##### WORKING DATA #####

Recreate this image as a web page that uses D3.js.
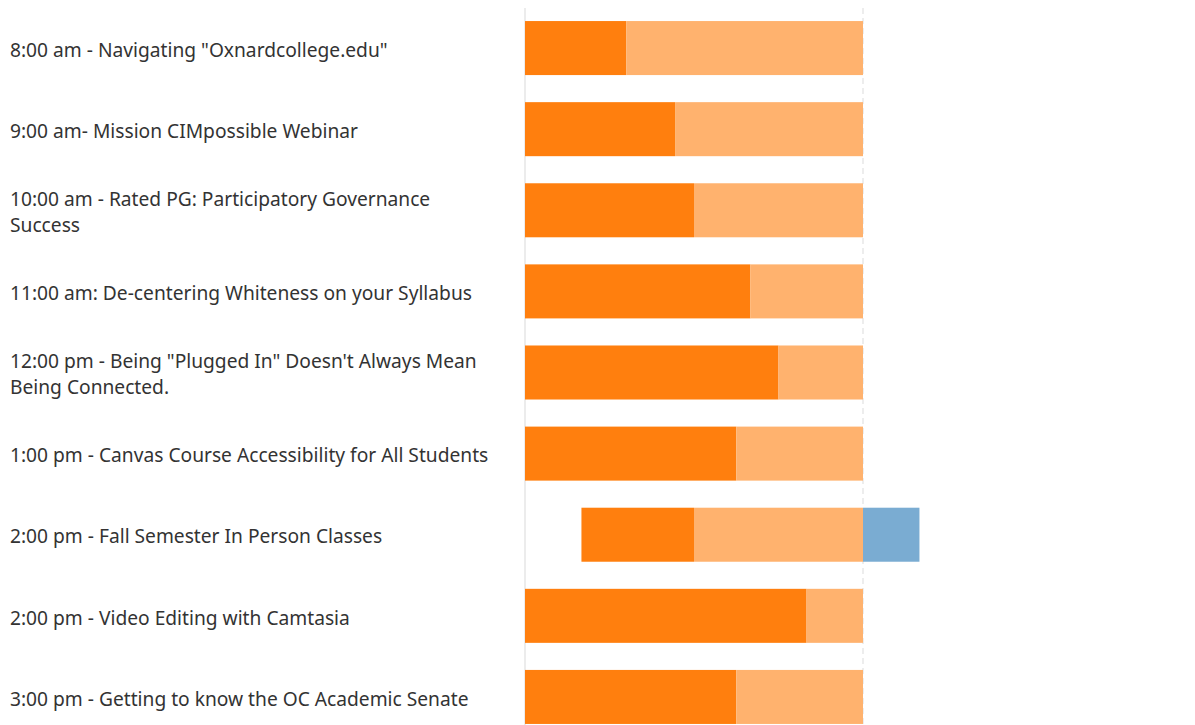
<!DOCTYPE html>
<html>
<head>
<meta charset="utf-8">
<script src="https://cdn.jsdelivr.net/npm/d3@7"></script>
<style>
  html, body { margin: 0; padding: 0; background: #fff; }
  svg { display: block; }
</style>
</head>
<body>
<div id="chart"></div>
<script>
// == DATA ==
const sessions = [
  '8:00 am - Navigating "Oxnardcollege.edu"',
  '9:00 am- Mission CIMpossible Webinar',
  '10:00 am - Rated PG: Participatory Governance Success',
  '11:00 am: De-centering Whiteness on your Syllabus',
  '12:00 pm - Being "Plugged In" Doesn\'t Always Mean Being Connected.',
  '1:00 pm - Canvas Course Accessibility for All Students',
  '2:00 pm - Fall Semester In Person Classes',
  '2:00 pm - Video Editing with Camtasia',
  '3:00 pm - Getting to know the OC Academic Senate'
];
// percentages, left of center (strong, mild) and right of center (positive)
const strongNeg = [30, 44.4, 50, 66.7, 75, 62.5, 33.3, 83.3, 62.5];
const mildNeg   = [70, 55.6, 50, 33.3, 25, 37.5, 50, 16.7, 37.5];
const mildPos   = [0, 0, 0, 0, 0, 0, 16.7, 0, 0];

// == CONFIG ==
const W = 1195, H = 725;
const COLOR_STRONG = '#ff7f0e';
const COLOR_MILD = '#ffb26e';
const COLOR_POS = '#7aacd2';
const LABEL_X = 10;
const LABEL_MAX = 490;

const svg = d3.select('#chart').append('svg')
  .attr('width', W)
  .attr('height', H);

const x = d3.scaleLinear().domain([-100, 100]).range([525, 1201]);
const y = d3.scaleBand().domain(sessions).range([7.5, 737.5]).paddingInner(0.334).paddingOuter(0.167);

// gridlines
svg.append('line')
  .attr('x1', x(-100)).attr('x2', x(-100))
  .attr('y1', 8).attr('y2', H)
  .attr('stroke', '#ececec').attr('stroke-width', 2);

svg.append('line')
  .attr('x1', x(0)).attr('x2', x(0))
  .attr('y1', 8).attr('y2', H)
  .attr('stroke', '#ededed').attr('stroke-width', 2)
  .attr('stroke-dasharray', '6,4');

// build segments
const segs = [];
sessions.forEach((s, i) => {
  const start = -(strongNeg[i] + mildNeg[i]);
  segs.push({ s, x0: start, x1: start + strongNeg[i], c: COLOR_STRONG });
  segs.push({ s, x0: start + strongNeg[i], x1: 0, c: COLOR_MILD });
  if (mildPos[i] > 0) segs.push({ s, x0: 0, x1: mildPos[i], c: COLOR_POS });
});

svg.append('g').selectAll('rect').data(segs).enter().append('rect')
  .attr('x', d => x(d.x0))
  .attr('width', d => x(d.x1) - x(d.x0))
  .attr('y', d => y(d.s))
  .attr('height', y.bandwidth())
  .attr('fill', d => d.c);

// labels with wrapping
const labels = svg.append('g').selectAll('text').data(sessions).enter().append('text')
  .attr('x', LABEL_X)
  .attr('font-family', '"Segoe UI", "Noto Sans", sans-serif')
  .attr('font-size', '19.2px')
  .attr('fill', '#333');

labels.each(function (d) {
  const t = d3.select(this);
  const words = d.split(' ');
  const lines = [];
  let line = [];
  const probe = t.append('tspan');
  words.forEach(w => {
    line.push(w);
    probe.text(line.join(' '));
    if (probe.node().getComputedTextLength() > LABEL_MAX && line.length > 1) {
      line.pop();
      lines.push(line.join(' '));
      line = [w];
    }
  });
  lines.push(line.join(' '));
  probe.remove();
  const lh = 26;
  const cy = y(d) + y.bandwidth() / 2 + 2;
  const top = cy - (lines.length - 1) * lh / 2;
  lines.forEach((l, k) => {
    t.append('tspan')
      .attr('x', LABEL_X)
      .attr('y', top + k * lh)
      .attr('dy', '0.35em')
      .text(l);
  });
});
</script>
</body>
</html>
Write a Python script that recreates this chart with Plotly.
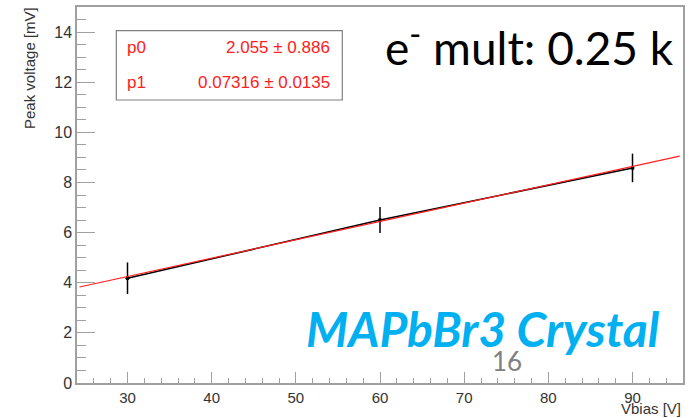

#####

▶ _EXERCISE PROMPT_
Transcribe the records verbatim and omit the images.

▶ _RESPONSE TO THIS TASK_
Recreate this image as a web page that uses D3.js.
<!DOCTYPE html>
<html>
<head>
<meta charset="utf-8">
<script src="https://cdn.jsdelivr.net/npm/d3@7"></script>
<style>
  html, body { margin: 0; padding: 0; background: #fff; }
  svg { display: block; }
</style>
</head>
<body>
<div id="chart"></div>
<script>
// == DATA ==
const sessions = [
  '8:00 am - Navigating "Oxnardcollege.edu"',
  '9:00 am- Mission CIMpossible Webinar',
  '10:00 am - Rated PG: Participatory Governance Success',
  '11:00 am: De-centering Whiteness on your Syllabus',
  '12:00 pm - Being "Plugged In" Doesn\'t Always Mean Being Connected.',
  '1:00 pm - Canvas Course Accessibility for All Students',
  '2:00 pm - Fall Semester In Person Classes',
  '2:00 pm - Video Editing with Camtasia',
  '3:00 pm - Getting to know the OC Academic Senate'
];
// percentages, left of center (strong, mild) and right of center (positive)
const strongNeg = [30, 44.4, 50, 66.7, 75, 62.5, 33.3, 83.3, 62.5];
const mildNeg   = [70, 55.6, 50, 33.3, 25, 37.5, 50, 16.7, 37.5];
const mildPos   = [0, 0, 0, 0, 0, 0, 16.7, 0, 0];

// == CONFIG ==
const W = 1195, H = 725;
const COLOR_STRONG = '#ff7f0e';
const COLOR_MILD = '#ffb26e';
const COLOR_POS = '#7aacd2';
const LABEL_X = 10;
const LABEL_MAX = 490;

const svg = d3.select('#chart').append('svg')
  .attr('width', W)
  .attr('height', H);

const x = d3.scaleLinear().domain([-100, 100]).range([525, 1201]);
const y = d3.scaleBand().domain(sessions).range([7.5, 737.5]).paddingInner(0.334).paddingOuter(0.167);

// gridlines
svg.append('line')
  .attr('x1', x(-100)).attr('x2', x(-100))
  .attr('y1', 8).attr('y2', H)
  .attr('stroke', '#ececec').attr('stroke-width', 2);

svg.append('line')
  .attr('x1', x(0)).attr('x2', x(0))
  .attr('y1', 8).attr('y2', H)
  .attr('stroke', '#ededed').attr('stroke-width', 2)
  .attr('stroke-dasharray', '6,4');

// build segments
const segs = [];
sessions.forEach((s, i) => {
  const start = -(strongNeg[i] + mildNeg[i]);
  segs.push({ s, x0: start, x1: start + strongNeg[i], c: COLOR_STRONG });
  segs.push({ s, x0: start + strongNeg[i], x1: 0, c: COLOR_MILD });
  if (mildPos[i] > 0) segs.push({ s, x0: 0, x1: mildPos[i], c: COLOR_POS });
});

svg.append('g').selectAll('rect').data(segs).enter().append('rect')
  .attr('x', d => x(d.x0))
  .attr('width', d => x(d.x1) - x(d.x0))
  .attr('y', d => y(d.s))
  .attr('height', y.bandwidth())
  .attr('fill', d => d.c);

// labels with wrapping
const labels = svg.append('g').selectAll('text').data(sessions).enter().append('text')
  .attr('x', LABEL_X)
  .attr('font-family', '"Segoe UI", "Noto Sans", sans-serif')
  .attr('font-size', '19.2px')
  .attr('fill', '#333');

labels.each(function (d) {
  const t = d3.select(this);
  const words = d.split(' ');
  const lines = [];
  let line = [];
  const probe = t.append('tspan');
  words.forEach(w => {
    line.push(w);
    probe.text(line.join(' '));
    if (probe.node().getComputedTextLength() > LABEL_MAX && line.length > 1) {
      line.pop();
      lines.push(line.join(' '));
      line = [w];
    }
  });
  lines.push(line.join(' '));
  probe.remove();
  const lh = 26;
  const cy = y(d) + y.bandwidth() / 2 + 2;
  const top = cy - (lines.length - 1) * lh / 2;
  lines.forEach((l, k) => {
    t.append('tspan')
      .attr('x', LABEL_X)
      .attr('y', top + k * lh)
      .attr('dy', '0.35em')
      .text(l);
  });
});
</script>
</body>
</html>
Write a Python script that recreates this chart with Plotly.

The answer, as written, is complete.